Inspiring New Generations of Cryptocurrencies
Bitcoin’s success inspired a wave of innovation across the crypto space. Developers began exploring use cases beyond peer-to-peer payments:
- Ethereum introduced smart contracts and a programmable blockchain.
- Ripple (XRP) focused on cross-border payments and banking integration.
- Chainlink, Polkadot, and Cardano offered advanced blockchain interoperability, scalability, and governance models.
These projects were inspired by Bitcoin’s proof-of-concept, but sought to push blockchain technology into new domains.
Bitcoin as a Benchmark for the Crypto Market
Even today, Bitcoin serves as a benchmark for the entire cryptocurrency market. Its price movements often dictate market sentiment, and it is widely used to assess trends and cycles in crypto investing. Many institutional portfolios treat Bitcoin as the core digital asset, influencing asset allocation strategies across the board.
Limitations of Bitcoin That Led to Innovation
Despite its success, Bitcoin’s limitations—such as slow transaction speeds, high energy consumption, and lack of smart contract functionality—motivated the creation of newer, more versatile crypto coins. Layer-2 solutions like the Lightning Network were developed to address scalability, but newer blockchains often outperform Bitcoin in speed and functionality, highlighting the continuous evolution within the industry.
Bitcoin’s Role in Crypto Regulation and Legitimacy
Bitcoin’s rise has forced governments and regulatory bodies to address digital assets more seriously. It has paved the way for clearer legal frameworks, taxation models, and exchange compliance rules. This regulatory attention has, in turn, allowed newer cryptocurrencies to enter the market with more defined guidelines and investor protections.
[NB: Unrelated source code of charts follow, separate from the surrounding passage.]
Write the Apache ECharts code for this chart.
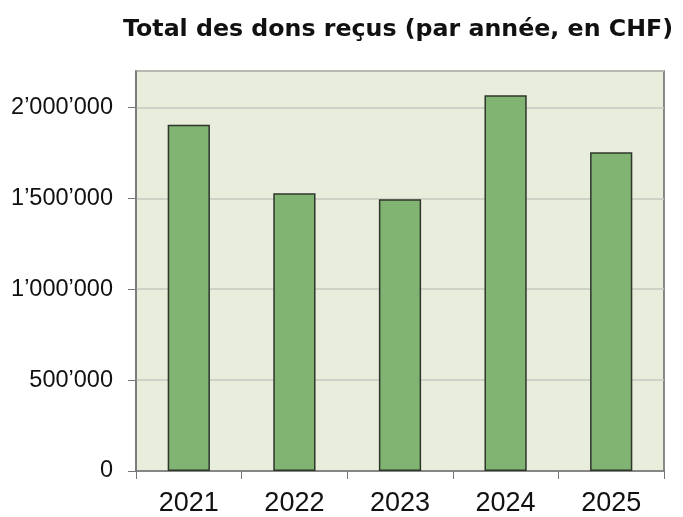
<!DOCTYPE html>
<html>
<head>
<meta charset="utf-8">
<script src="https://cdn.jsdelivr.net/npm/echarts@6/dist/echarts.min.js"></script>
<style>
  html, body { margin: 0; padding: 0; background: #fff; }
  #chart { width: 683px; height: 517px; }
</style>
</head>
<body>
<div id="chart"></div>
<script>
// données
const years = ['2021', '2022', '2023', '2024', '2025'];
const dons = [1905000, 1527000, 1495000, 2067000, 1753000];
const yTicks = [0, 500000, 1000000, 1500000, 2000000];

const fmt = v => String(v).replace(/\B(?=(\d{3})+(?!\d))/g, '\u2019');

const myChart = echarts.init(document.getElementById('chart'));
const option = {
  backgroundColor: '#fff',
  title: {
    text: 'Total des dons reçus (par année, en CHF)',
    left: 393,
    textAlign: 'center',
    top: 13,
    textStyle: { fontFamily: 'DejaVu Sans', fontWeight: 'bold', fontSize: 23.7, color: '#111' }
  },
  grid: {
    left: 136, top: 71, right: 19, bottom: 45,
    show: true,
    backgroundColor: '#e9eddb',
    borderColor: '#666',
    borderWidth: 1.5
  },
  xAxis: {
    type: 'category',
    data: years,
    axisLine: { lineStyle: { color: '#777', width: 1.5 } },
    axisTick: { show: true, length: 8, lineStyle: { color: '#777' } },
    axisLabel: { fontFamily: 'Liberation Sans', fontSize: 27, color: '#111', margin: 19 }
  },
  yAxis: {
    type: 'value',
    min: yTicks[0],
    max: 2200000,
    interval: 500000,
    axisLine: { show: true, lineStyle: { color: '#777', width: 1.5 } },
    axisTick: { show: true, length: 8, lineStyle: { color: '#777' } },
    splitLine: { lineStyle: { color: '#c6c8c0', width: 1.5 } },
    axisLabel: {
      fontFamily: 'Liberation Sans', fontSize: 23.5, color: '#111', margin: 23,
      showMaxLabel: false,
      formatter: v => (yTicks.indexOf(v) >= 0 ? fmt(v) : '')
    }
  },
  series: [{
    type: 'bar',
    data: dons,
    barWidth: '40%',
    itemStyle: { color: '#81b472', borderColor: '#2e362c', borderWidth: 1.5 }
  }]
};
myChart.setOption(option);
</script>
</body>
</html>
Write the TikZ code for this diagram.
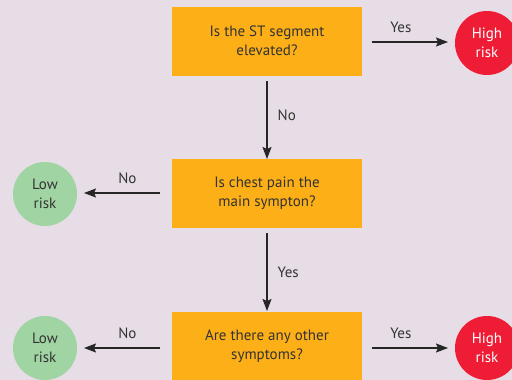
\documentclass[tikz,border=0pt]{standalone}
\usepackage{fontspec}
\setmainfont{PT Sans}
\usetikzlibrary{arrows.meta}
\definecolor{bg}{HTML}{E6DDE6}
\definecolor{qorange}{HTML}{FCAF17}
\definecolor{lowgreen}{HTML}{A0D4A3}
\definecolor{highred}{HTML}{EE1C35}
\definecolor{txt}{HTML}{333333}
\begin{document}
\begin{tikzpicture}[x=1pt,y=-1pt,
  question/.style={fill=qorange,minimum width=190pt,minimum height=69pt,inner sep=0pt,align=center,text=txt,font=\fontsize{15}{19}\selectfont},
  lowc/.style={circle,fill=lowgreen,minimum size=64pt,inner sep=0pt,align=center,text=txt,font=\fontsize{15}{19}\selectfont},
  highc/.style={circle,fill=highred,minimum size=64pt,inner sep=0pt,align=center,text=white,font=\fontsize{15}{19}\selectfont},
  conn/.style={draw=black!85,line width=1.4pt,-{Stealth[length=12pt,width=9pt,inset=2pt]}},
  lab/.style={text=txt,font=\fontsize{15}{17}\selectfont,inner sep=1pt}]
\fill[bg] (0,0) rectangle (512,380);
\useasboundingbox (0,0) rectangle (512,380);
\node[question] (q1) at (267,41) {Is the ST segment\\elevated?};
\node[question] (q2) at (267,193.5) {Is chest pain the\\main sympton?};
\node[question] (q3) at (267,346.5) {Are there any other\\symptoms?};
\node[highc] (h1) at (487,43) {High\\risk};
\node[lowc] (l2) at (45,194) {Low\\risk};
\node[lowc] (l3) at (45,348) {Low\\risk};
\node[highc] (h3) at (487,348) {High\\risk};
\coordinate (a1s) at (372,42);
\coordinate (a1e) at (448,42);
\coordinate (v1s) at (267,81);
\coordinate (v1e) at (267,159);
\coordinate (v2s) at (267,233);
\coordinate (v2e) at (267,311);
\coordinate (b2s) at (160,193);
\coordinate (b2e) at (84,193);
\coordinate (b3s) at (160,348);
\coordinate (b3e) at (84,348);
\coordinate (c3s) at (372,348);
\coordinate (c3e) at (448,348);
\draw[conn] (a1s) -- (a1e) node[lab,pos=0.38,above=8pt] {Yes};
\draw[conn] (v1s) -- (v1e) node[lab,pos=0.44,right=9pt] {No};
\draw[conn] (v2s) -- (v2e) node[lab,midway,right=9pt] {Yes};
\draw[conn] (b2s) -- (b2e) node[lab,pos=0.43,above=8pt] {No};
\draw[conn] (b3s) -- (b3e) node[lab,pos=0.43,above=8pt] {No};
\draw[conn] (c3s) -- (c3e) node[lab,pos=0.38,above=8pt] {Yes};
\end{tikzpicture}
\end{document}
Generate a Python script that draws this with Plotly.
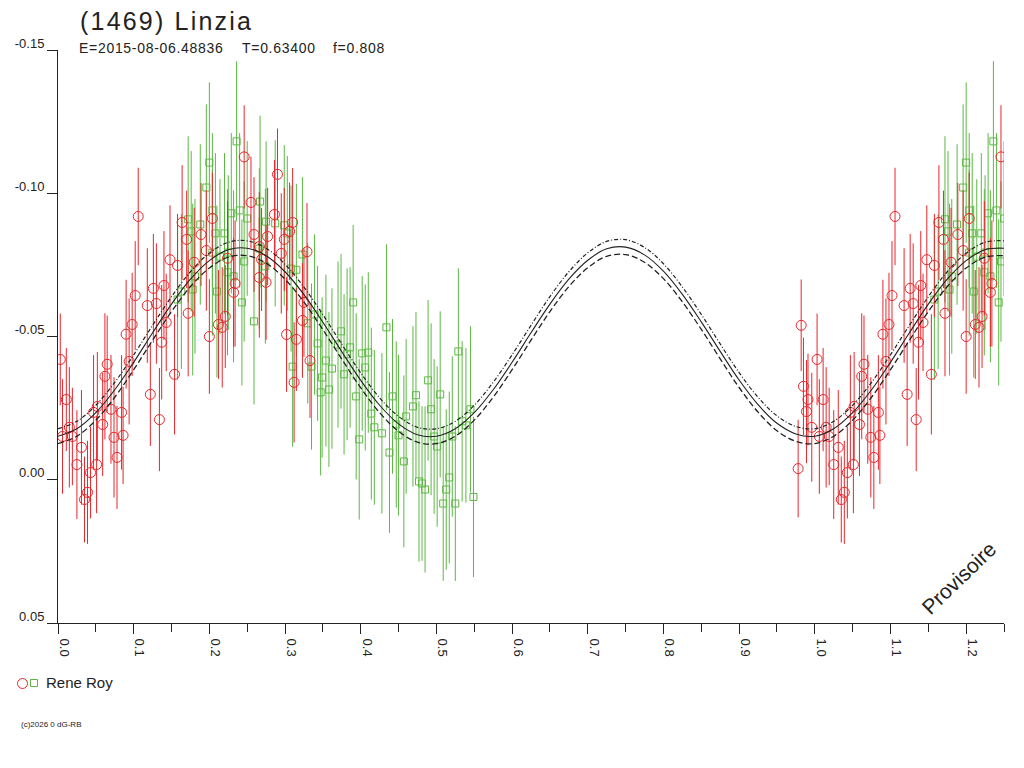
import plotly.graph_objects as go

# ---------------- data ----------------
RED_PHASE = [0.978, 0.982, 0.985, 0.989, 0.991, 0.996,
             0.003, 0.006, 0.011, 0.015, 0.019, 0.025, 0.031, 0.035, 0.039, 0.043,
             0.047, 0.051, 0.052, 0.059, 0.062, 0.065, 0.070, 0.074, 0.078, 0.084,
             0.086, 0.090, 0.094, 0.098, 0.102, 0.106, 0.118, 0.122, 0.126, 0.130,
             0.134, 0.137, 0.140, 0.143,
             0.148, 0.154, 0.158, 0.164, 0.170, 0.172, 0.180, 0.189, 0.196, 0.200,
             0.204, 0.212, 0.217, 0.221, 0.224, 0.232, 0.234, 0.246, 0.255, 0.259,
             0.266, 0.266, 0.269, 0.275, 0.277, 0.286, 0.290, 0.295, 0.299, 0.302,
             0.306, 0.310, 0.312, 0.315, 0.323, 0.325, 0.329, 0.333]
RED_MAG = [-0.0039, -0.0539, -0.0326, -0.0238, -0.0280, -0.0183,
           -0.0420, -0.0151, -0.0280, -0.0183, -0.0151, -0.0053, -0.0113, 0.0069, 0.0044, -0.0025,
           -0.0235, -0.0053, -0.0256, -0.0193, -0.0361, -0.0403, -0.0246, -0.0148, -0.0078, -0.0235,
           -0.0155, -0.0508, -0.0413, -0.0542, -0.0643, -0.0919, -0.0608, -0.0298, -0.0668, -0.0615,
           -0.0210, -0.0480, -0.0678, -0.0549,
           -0.0768, -0.0368, -0.0748, -0.0898, -0.0839, -0.0581, -0.0759, -0.0856, -0.0800, -0.0500,
           -0.0912, -0.0542, -0.0532, -0.0570, -0.0773, -0.0654, -0.0685, -0.1127, -0.0968, -0.0856,
           -0.0814, -0.0706, -0.0769, -0.0689, -0.0849, -0.0926, -0.1066, -0.0790, -0.0839, -0.0507,
           -0.0867, -0.0898, -0.0340, -0.0490, -0.0556, -0.0619, -0.0796, -0.0416]
RED_ERR = [0.017, 0.016, 0.017, 0.018, 0.016, 0.019,
           0.016, 0.020, 0.018, 0.021, 0.017, 0.019, 0.020, 0.015, 0.018, 0.016,
           0.020, 0.017, 0.019, 0.018, 0.022, 0.017, 0.019, 0.021, 0.018, 0.020,
           0.017, 0.019, 0.022, 0.018, 0.019, 0.017, 0.020, 0.018, 0.019, 0.021,
           0.018, 0.020, 0.019, 0.017,
           0.019, 0.021, 0.018, 0.020, 0.017, 0.022, 0.019, 0.018, 0.021, 0.020,
           0.016, 0.019, 0.021, 0.018, 0.020, 0.019, 0.022, 0.018, 0.016, 0.020,
           0.019, 0.021, 0.018, 0.020, 0.017, 0.019, 0.016, 0.021, 0.018, 0.020,
           0.017, 0.019, 0.021, 0.018, 0.020, 0.019, 0.017, 0.020]

GREEN_PHASE = [0.158, 0.163, 0.172, 0.176, 0.178, 0.181, 0.188, 0.196, 0.200, 0.204,
               0.204, 0.208, 0.210, 0.214, 0.220, 0.224, 0.225, 0.229, 0.232, 0.236,
               0.240, 0.243, 0.246, 0.250, 0.259, 0.266, 0.267, 0.274, 0.275, 0.287,
               0.299, 0.303, 0.308, 0.310, 0.315, 0.323, 0.330, 0.335, 0.339, 0.343,
               0.347, 0.349, 0.354, 0.358, 0.362, 0.370, 0.374, 0.378, 0.382, 0.386,
               0.390, 0.394, 0.398, 0.402, 0.406, 0.410, 0.414, 0.418, 0.428, 0.434,
               0.438, 0.442, 0.447, 0.450, 0.457, 0.460, 0.469, 0.473, 0.477, 0.481,
               0.485, 0.489, 0.493, 0.497, 0.501, 0.505, 0.509, 0.513, 0.517, 0.521,
               0.525, 0.529, 0.534, 0.539, 0.545, 0.549]
GREEN_MAG = [-0.0629, -0.0657, -0.0909, -0.0867, -0.0664, -0.0710, -0.0891, -0.1020, -0.1107, -0.0940,
             -0.0793, -0.0860, -0.0657, -0.0779, -0.0860, -0.0724, -0.0793, -0.0930, -0.0710, -0.1181,
             -0.0940, -0.0619, -0.0762, -0.0912, -0.0553, -0.0807, -0.0971, -0.0745, -0.0901, -0.0895,
             -0.0888, -0.0860, -0.0737, -0.0395, -0.0733, -0.0786, -0.0546, -0.0395, -0.0577, -0.0476,
             -0.0305, -0.0357, -0.0416, -0.0315, -0.0388, -0.0472, -0.0518, -0.0368, -0.0438, -0.0462,
             -0.0619, -0.0291, -0.0141, -0.0441, -0.0392, -0.0444, -0.0231, -0.0183, -0.0162, -0.0532,
             -0.0095, -0.0291, -0.0193, -0.0155, -0.0064, -0.0221, -0.0256, -0.0295, 0.0006, 0.0013,
             0.0034, -0.0347, -0.0246, -0.0151, -0.0116, -0.0298, 0.0083, 0.0034, -0.0008, -0.0151,
             0.0083, -0.0448, -0.0204, -0.0190, -0.0246, 0.0060]
GREEN_ERR = [0.028, 0.027, 0.029, 0.028, 0.030, 0.027, 0.028, 0.029, 0.028, 0.027,
             0.029, 0.028, 0.030, 0.027, 0.028, 0.029, 0.027, 0.028, 0.030, 0.028,
             0.027, 0.029, 0.028, 0.027, 0.029, 0.028, 0.030, 0.027, 0.028, 0.029,
             0.028, 0.027, 0.029, 0.028, 0.030, 0.027, 0.028, 0.029, 0.028, 0.027,
             0.029, 0.028, 0.030, 0.027, 0.028, 0.029, 0.027, 0.028, 0.030, 0.028,
             0.027, 0.029, 0.028, 0.027, 0.029, 0.028, 0.030, 0.027, 0.028, 0.029,
             0.028, 0.027, 0.029, 0.028, 0.030, 0.027, 0.028, 0.029, 0.028, 0.027,
             0.029, 0.028, 0.030, 0.027, 0.028, 0.029, 0.027, 0.028, 0.030, 0.028,
             0.027, 0.029, 0.028, 0.027, 0.029, 0.028]

# fitted light curve, sampled every 0.025 in phase from 0.0 to 1.25
FIT_MAG = [-0.0152, -0.0178, -0.0234, -0.0314, -0.0410, -0.0513, -0.0613, -0.0700, -0.0765, -0.0803,
           -0.0808, -0.0782, -0.0726, -0.0646, -0.0550, -0.0447, -0.0347, -0.0260, -0.0195, -0.0157,
           -0.0152, -0.0178, -0.0234, -0.0314, -0.0410, -0.0513, -0.0613, -0.0700, -0.0766, -0.0806,
           -0.0812, -0.0785, -0.0728, -0.0647, -0.0551, -0.0448, -0.0348, -0.0262, -0.0197, -0.0160,
           -0.0152, -0.0178, -0.0234, -0.0314, -0.0410, -0.0513, -0.0613, -0.0700, -0.0765, -0.0803,
           -0.0808]
FIT_STEP = 0.025
FIT_SIGMA = 0.0026

Y_TICKS = [-0.15, -0.10, -0.05, 0.00, 0.05]
Y_TICK_TEXT = ["-0.15", "-0.10", "-0.05", "0.00", "0.05"]
X_TICKS = [0.0, 0.1, 0.2, 0.3, 0.4, 0.5, 0.6, 0.7, 0.8, 0.9, 1.0, 1.1, 1.2]
X_TICK_TEXT = ["0.0", "0.1", "0.2", "0.3", "0.4", "0.5", "0.6", "0.7", "0.8", "0.9", "1.0", "1.1", "1.2"]

TITLE = "(1469) Linzia"
EPOCH = "E=2015-08-06.48836"
PERIOD = "T=0.63400"
FRAC = "f=0.808"
OBSERVER = "Rene Roy"
COPYRIGHT = "(c)2026 0 dG-RB"
STAMP = "Provisoire"

X_MAX = 1.25
RED = "#e8262c"
GREEN = "#5cb843"
INK = "#222222"
FONT = "Liberation Sans, Arial, sans-serif"

# ---------------- geometry ----------------
W, H = 1024, 768
ML, MR, MT, MB = 58, 20, 50, 145
PW, PH = W - ML - MR, H - MT - MB


def px(x):
    return (x - ML) / PW


def py(y):
    return (H - MB - y) / PH


def spaced(text, sp):
    return '<span style="letter-spacing:%spx">%s</span>' % (sp, text)


def folded(phases, mags, errs):
    xs, ys, es = [], [], []
    for p, m, e in zip(phases, mags, errs):
        for shift in (0.0, 1.0):
            q = p + shift
            if 0.0 <= q <= X_MAX:
                xs.append(q)
                ys.append(m)
                es.append(e)
    return xs, ys, es


fig = go.Figure()

gx, gy, ge = folded(GREEN_PHASE, GREEN_MAG, GREEN_ERR)
rx, ry, re_ = folded(RED_PHASE, RED_MAG, RED_ERR)

fig.add_trace(go.Scatter(
    x=gx, y=gy, mode="markers",
    marker=dict(symbol="square-open", size=7, color=GREEN, line=dict(width=1, color=GREEN)),
    error_y=dict(type="data", array=ge, visible=True, color=GREEN, thickness=1, width=0),
    name=OBSERVER))
fig.add_trace(go.Scatter(
    x=rx, y=ry, mode="markers",
    marker=dict(symbol="circle-open", size=10, color=RED, line=dict(width=1, color=RED)),
    error_y=dict(type="data", array=re_, visible=True, color=RED, thickness=1, width=0),
    name=OBSERVER))

fit_x = [round(FIT_STEP * i, 4) for i in range(len(FIT_MAG))]
fig.add_trace(go.Scatter(x=fit_x, y=[m - FIT_SIGMA for m in FIT_MAG], mode="lines",
                         line=dict(color=INK, width=1.2, dash="4px,2px,1px,2px", shape="spline")))
fig.add_trace(go.Scatter(x=fit_x, y=FIT_MAG, mode="lines",
                         line=dict(color=INK, width=1.1, shape="spline")))
fig.add_trace(go.Scatter(x=fit_x, y=[m + FIT_SIGMA for m in FIT_MAG], mode="lines",
                         line=dict(color=INK, width=1.3, dash="6px,3px", shape="spline")))

fig.update_layout(
    width=W, height=H, margin=dict(l=ML, r=MR, t=MT, b=MB, pad=0),
    plot_bgcolor="white", paper_bgcolor="white", showlegend=False,
    font=dict(family=FONT, color=INK, size=13),
)
fig.update_xaxes(
    range=[0, X_MAX], showgrid=False, zeroline=False, showline=True, linecolor=INK, linewidth=1,
    ticks="outside", ticklen=10, tickcolor=INK, tickvals=X_TICKS, ticktext=X_TICK_TEXT,
    tickangle=90, ticklabelshift=6, ticklabelstandoff=2, tickfont=dict(size=13, color=INK),
    minor=dict(dtick=0.05, tick0=0, ticks="outside", ticklen=8, tickcolor=INK, showgrid=False),
)
fig.update_yaxes(
    range=[0.05, -0.15], showgrid=False, zeroline=False, showline=True, linecolor=INK, linewidth=1,
    ticks="outside", ticklen=10, tickcolor=INK, tickvals=Y_TICKS, ticktext=Y_TICK_TEXT,
    ticklabelshift=7, ticklabelstandoff=0, tickfont=dict(size=13, color=INK),
)

ann = [
    (spaced(TITLE, 2.2), 78, 21, 25),
    (spaced(EPOCH, 0.7), 77, 48, 14),
    (spaced(PERIOD, 0.7), 240, 48, 14),
    (spaced(FRAC, 0.7), 331, 48, 14),
    (OBSERVER, 44, 683, 15),
    (COPYRIGHT, 19, 724, 8),
]
for text, ax, ay, size in ann:
    fig.add_annotation(xref="paper", yref="paper", xanchor="left", yanchor="middle",
                       showarrow=False, x=px(ax), y=py(ay), text=text,
                       font=dict(family=FONT, color=INK, size=size))
fig.add_annotation(xref="paper", yref="paper", x=px(958), y=py(578), text=STAMP, textangle=-44,
                   showarrow=False, xanchor="center", yanchor="middle",
                   font=dict(family=FONT, color=INK, size=21))

# legend symbols
fig.add_shape(type="circle", xref="paper", yref="paper",
              x0=px(17.5), x1=px(27.5), y0=py(688.5), y1=py(678.5),
              line=dict(color=RED, width=1))
fig.add_shape(type="rect", xref="paper", yref="paper",
              x0=px(30.5), x1=px(37.5), y0=py(686.5), y1=py(679.5),
              line=dict(color=GREEN, width=1))

fig.write_html("out.html", config={"displayModeBar": False},
               post_script="document.body.style.margin='0';")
Conclusion: Bitcoin as the Catalyst of a Crypto Revolution
Bitcoin is more than just the first cryptocurrency—it is the foundation upon which the entire digital asset ecosystem was built. Its evolution from a fringe technology to a mainstream financial instrument has had a lasting impact on the development of other crypto coins. As the cryptocurrency space continues to evolve, Bitcoin’s legacy remains evident in both the technology and philosophy that drive blockchain innovation today.